== EXERCISE DETAILS ==
Starting at the first line of the listing below, retype each line up to and including the one that contains "L, R, T, B = 214, 903, 226, 623". Leave pictures out.

>> start DATASET EXCERPT

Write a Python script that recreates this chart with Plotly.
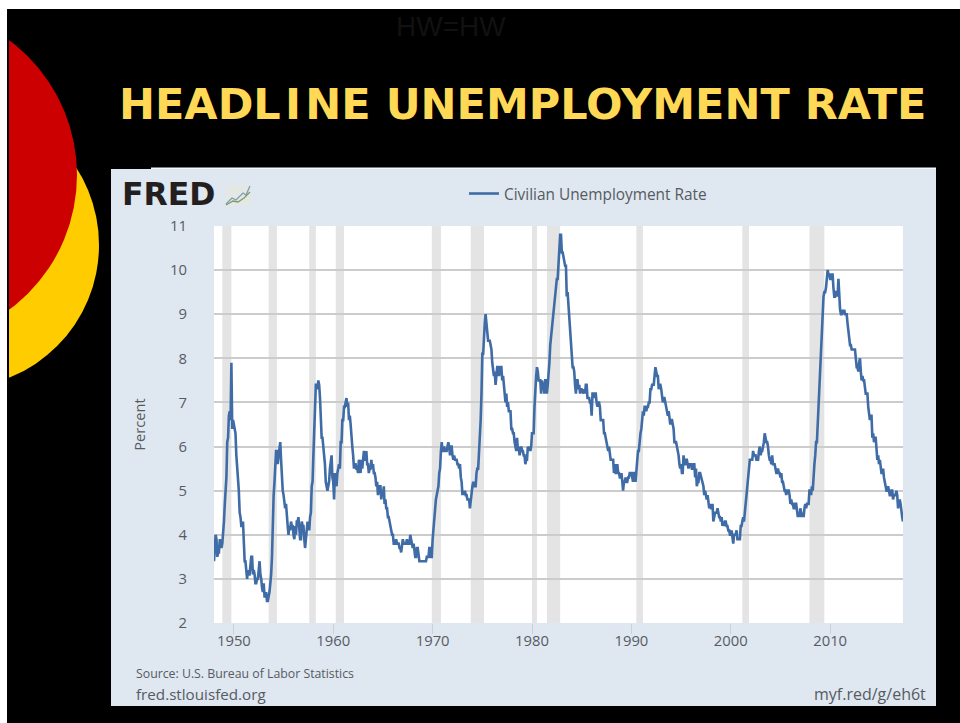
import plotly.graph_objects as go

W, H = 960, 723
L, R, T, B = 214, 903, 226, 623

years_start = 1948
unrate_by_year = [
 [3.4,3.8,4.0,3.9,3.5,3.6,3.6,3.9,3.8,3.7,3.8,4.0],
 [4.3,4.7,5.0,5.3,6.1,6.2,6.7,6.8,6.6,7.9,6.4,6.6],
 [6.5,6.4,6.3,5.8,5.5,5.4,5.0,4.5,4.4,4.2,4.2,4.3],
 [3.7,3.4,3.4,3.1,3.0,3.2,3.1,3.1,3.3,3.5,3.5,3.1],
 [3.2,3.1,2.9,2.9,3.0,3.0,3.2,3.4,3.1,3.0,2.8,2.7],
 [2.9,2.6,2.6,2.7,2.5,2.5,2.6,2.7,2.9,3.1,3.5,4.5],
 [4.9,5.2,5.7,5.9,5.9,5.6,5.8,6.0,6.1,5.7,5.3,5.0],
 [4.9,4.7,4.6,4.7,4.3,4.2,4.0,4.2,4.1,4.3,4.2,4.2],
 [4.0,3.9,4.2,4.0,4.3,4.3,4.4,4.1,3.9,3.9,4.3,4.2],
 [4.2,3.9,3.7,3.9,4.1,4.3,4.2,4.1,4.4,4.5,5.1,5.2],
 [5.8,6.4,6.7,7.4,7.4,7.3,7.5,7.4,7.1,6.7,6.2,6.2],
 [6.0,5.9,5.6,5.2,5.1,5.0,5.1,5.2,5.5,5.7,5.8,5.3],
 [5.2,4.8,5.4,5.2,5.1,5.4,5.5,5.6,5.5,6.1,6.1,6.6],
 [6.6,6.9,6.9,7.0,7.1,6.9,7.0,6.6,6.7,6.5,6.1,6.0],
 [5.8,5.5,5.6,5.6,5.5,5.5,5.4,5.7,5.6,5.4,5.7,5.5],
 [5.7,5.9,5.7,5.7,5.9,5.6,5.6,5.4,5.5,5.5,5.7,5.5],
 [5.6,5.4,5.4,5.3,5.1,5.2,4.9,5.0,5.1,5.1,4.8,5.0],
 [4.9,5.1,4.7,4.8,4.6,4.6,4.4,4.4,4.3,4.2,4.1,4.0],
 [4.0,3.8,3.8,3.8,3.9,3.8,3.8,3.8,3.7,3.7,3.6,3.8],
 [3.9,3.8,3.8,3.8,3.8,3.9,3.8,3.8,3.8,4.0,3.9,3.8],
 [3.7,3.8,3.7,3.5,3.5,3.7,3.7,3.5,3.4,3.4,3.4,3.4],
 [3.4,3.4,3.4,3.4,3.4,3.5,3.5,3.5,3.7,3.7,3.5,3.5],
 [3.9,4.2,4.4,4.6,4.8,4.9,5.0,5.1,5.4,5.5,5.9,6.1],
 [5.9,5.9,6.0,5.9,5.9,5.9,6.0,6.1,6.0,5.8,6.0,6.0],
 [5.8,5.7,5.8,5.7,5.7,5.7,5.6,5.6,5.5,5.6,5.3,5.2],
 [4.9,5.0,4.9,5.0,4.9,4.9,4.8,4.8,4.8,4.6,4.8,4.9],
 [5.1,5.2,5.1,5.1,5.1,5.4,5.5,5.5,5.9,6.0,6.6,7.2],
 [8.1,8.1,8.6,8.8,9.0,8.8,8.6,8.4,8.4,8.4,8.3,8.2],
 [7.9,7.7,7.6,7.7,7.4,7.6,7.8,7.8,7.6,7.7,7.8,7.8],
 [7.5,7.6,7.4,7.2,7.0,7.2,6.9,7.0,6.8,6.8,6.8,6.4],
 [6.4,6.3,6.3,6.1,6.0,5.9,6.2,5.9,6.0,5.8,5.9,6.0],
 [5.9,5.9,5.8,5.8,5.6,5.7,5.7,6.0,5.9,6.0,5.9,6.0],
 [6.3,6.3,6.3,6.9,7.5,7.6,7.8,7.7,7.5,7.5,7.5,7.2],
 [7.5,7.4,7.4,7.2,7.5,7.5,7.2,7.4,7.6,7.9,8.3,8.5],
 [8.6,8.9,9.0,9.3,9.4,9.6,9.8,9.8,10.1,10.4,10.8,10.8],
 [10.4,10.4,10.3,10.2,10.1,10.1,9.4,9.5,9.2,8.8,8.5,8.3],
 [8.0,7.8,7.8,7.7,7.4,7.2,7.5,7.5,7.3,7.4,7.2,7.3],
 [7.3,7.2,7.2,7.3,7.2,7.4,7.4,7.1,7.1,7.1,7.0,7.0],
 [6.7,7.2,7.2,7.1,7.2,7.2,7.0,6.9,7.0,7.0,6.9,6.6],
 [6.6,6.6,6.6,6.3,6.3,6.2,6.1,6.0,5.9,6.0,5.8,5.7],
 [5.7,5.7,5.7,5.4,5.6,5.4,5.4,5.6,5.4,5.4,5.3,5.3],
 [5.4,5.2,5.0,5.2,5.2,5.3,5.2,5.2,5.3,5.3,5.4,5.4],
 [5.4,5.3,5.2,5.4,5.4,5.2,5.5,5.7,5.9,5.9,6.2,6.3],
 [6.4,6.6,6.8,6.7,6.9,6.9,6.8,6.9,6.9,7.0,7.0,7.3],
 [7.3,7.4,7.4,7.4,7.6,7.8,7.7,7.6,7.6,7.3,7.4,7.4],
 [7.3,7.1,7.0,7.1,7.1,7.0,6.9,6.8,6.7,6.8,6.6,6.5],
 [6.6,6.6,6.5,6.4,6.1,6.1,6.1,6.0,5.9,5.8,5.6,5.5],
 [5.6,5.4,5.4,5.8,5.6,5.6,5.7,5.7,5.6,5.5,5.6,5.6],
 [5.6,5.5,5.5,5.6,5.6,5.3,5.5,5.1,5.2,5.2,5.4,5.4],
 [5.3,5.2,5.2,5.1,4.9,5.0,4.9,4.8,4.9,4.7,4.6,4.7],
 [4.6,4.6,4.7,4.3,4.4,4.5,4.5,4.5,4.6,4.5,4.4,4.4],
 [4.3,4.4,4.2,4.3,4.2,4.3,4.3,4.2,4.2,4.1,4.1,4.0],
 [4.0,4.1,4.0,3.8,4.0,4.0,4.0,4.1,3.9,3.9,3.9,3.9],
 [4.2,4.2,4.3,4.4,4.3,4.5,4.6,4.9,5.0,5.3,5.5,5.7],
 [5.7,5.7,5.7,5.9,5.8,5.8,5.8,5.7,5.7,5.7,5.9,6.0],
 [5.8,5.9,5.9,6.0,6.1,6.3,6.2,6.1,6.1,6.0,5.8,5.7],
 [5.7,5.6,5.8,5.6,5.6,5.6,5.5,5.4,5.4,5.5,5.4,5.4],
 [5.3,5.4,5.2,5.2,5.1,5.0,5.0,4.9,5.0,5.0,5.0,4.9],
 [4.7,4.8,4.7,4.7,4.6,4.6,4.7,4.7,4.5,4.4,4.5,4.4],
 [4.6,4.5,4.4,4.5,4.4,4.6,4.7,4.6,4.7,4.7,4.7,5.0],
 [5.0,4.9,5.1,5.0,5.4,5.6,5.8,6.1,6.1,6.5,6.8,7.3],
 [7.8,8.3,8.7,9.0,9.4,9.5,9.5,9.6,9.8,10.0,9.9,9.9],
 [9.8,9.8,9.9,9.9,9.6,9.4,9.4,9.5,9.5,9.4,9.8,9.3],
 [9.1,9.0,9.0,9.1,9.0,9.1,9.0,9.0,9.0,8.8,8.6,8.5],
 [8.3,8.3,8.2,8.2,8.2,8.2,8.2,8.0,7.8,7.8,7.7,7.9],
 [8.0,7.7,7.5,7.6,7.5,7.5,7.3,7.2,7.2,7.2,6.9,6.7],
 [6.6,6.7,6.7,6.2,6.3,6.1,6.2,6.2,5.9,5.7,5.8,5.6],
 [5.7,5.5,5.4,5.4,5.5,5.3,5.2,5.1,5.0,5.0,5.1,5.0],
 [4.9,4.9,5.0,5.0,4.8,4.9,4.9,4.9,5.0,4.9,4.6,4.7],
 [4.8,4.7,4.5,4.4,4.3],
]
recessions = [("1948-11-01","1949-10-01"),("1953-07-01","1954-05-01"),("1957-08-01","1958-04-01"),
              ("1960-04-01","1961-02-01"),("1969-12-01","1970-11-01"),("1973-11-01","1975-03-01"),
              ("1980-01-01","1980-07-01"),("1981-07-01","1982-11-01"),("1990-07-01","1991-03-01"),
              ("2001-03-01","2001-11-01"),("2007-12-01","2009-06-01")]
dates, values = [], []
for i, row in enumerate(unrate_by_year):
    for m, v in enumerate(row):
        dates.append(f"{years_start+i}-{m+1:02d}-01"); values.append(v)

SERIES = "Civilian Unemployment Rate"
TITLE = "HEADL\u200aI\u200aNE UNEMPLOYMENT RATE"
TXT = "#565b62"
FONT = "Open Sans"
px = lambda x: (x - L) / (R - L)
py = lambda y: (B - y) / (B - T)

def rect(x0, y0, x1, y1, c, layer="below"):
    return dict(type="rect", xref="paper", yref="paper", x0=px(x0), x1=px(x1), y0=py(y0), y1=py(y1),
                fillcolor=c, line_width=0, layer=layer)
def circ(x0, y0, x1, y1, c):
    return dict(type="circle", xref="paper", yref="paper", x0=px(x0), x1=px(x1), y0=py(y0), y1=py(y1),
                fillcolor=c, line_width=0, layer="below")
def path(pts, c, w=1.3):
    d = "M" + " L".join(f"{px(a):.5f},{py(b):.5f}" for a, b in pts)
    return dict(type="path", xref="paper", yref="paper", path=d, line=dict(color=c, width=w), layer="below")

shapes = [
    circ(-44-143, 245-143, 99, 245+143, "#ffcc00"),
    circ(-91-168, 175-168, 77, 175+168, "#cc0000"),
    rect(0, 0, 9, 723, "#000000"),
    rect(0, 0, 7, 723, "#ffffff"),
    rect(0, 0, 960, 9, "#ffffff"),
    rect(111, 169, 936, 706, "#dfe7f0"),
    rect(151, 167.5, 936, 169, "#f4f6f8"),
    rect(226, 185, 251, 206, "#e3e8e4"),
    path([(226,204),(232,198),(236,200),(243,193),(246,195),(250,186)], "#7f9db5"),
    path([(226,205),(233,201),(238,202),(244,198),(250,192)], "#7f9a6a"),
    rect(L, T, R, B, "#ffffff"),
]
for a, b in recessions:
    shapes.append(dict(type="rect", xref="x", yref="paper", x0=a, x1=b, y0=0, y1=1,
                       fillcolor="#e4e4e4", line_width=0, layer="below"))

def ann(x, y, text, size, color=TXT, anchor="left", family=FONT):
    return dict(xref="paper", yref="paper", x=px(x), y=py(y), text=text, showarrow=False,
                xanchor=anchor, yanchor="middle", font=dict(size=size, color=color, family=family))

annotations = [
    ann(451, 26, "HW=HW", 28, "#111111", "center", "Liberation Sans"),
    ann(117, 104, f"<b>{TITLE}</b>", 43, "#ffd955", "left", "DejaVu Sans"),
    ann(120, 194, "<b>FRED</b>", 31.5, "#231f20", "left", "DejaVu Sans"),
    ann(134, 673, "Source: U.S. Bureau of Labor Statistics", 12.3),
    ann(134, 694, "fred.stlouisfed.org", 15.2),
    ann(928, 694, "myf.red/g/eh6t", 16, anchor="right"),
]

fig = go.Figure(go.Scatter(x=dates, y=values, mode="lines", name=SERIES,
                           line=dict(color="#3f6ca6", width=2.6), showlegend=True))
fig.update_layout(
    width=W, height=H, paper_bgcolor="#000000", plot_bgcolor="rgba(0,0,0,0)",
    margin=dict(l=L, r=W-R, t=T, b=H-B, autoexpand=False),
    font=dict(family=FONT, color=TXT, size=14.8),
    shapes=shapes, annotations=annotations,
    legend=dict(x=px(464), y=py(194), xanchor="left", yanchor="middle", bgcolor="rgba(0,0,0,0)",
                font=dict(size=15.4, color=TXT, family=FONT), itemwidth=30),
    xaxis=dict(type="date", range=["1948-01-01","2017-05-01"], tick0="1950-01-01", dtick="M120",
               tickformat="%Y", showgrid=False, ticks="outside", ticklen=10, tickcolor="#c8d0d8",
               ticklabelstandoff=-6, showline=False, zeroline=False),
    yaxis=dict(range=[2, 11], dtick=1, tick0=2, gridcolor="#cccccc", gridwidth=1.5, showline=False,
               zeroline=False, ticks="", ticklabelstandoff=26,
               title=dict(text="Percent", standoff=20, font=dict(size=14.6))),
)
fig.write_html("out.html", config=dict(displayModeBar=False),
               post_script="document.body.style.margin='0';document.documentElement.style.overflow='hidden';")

>> end DATASET EXCERPT

== PROBLEM SOLUTION ==
Write a Python script that recreates this chart with Plotly.
import plotly.graph_objects as go

W, H = 960, 723
L, R, T, B = 214, 903, 226, 623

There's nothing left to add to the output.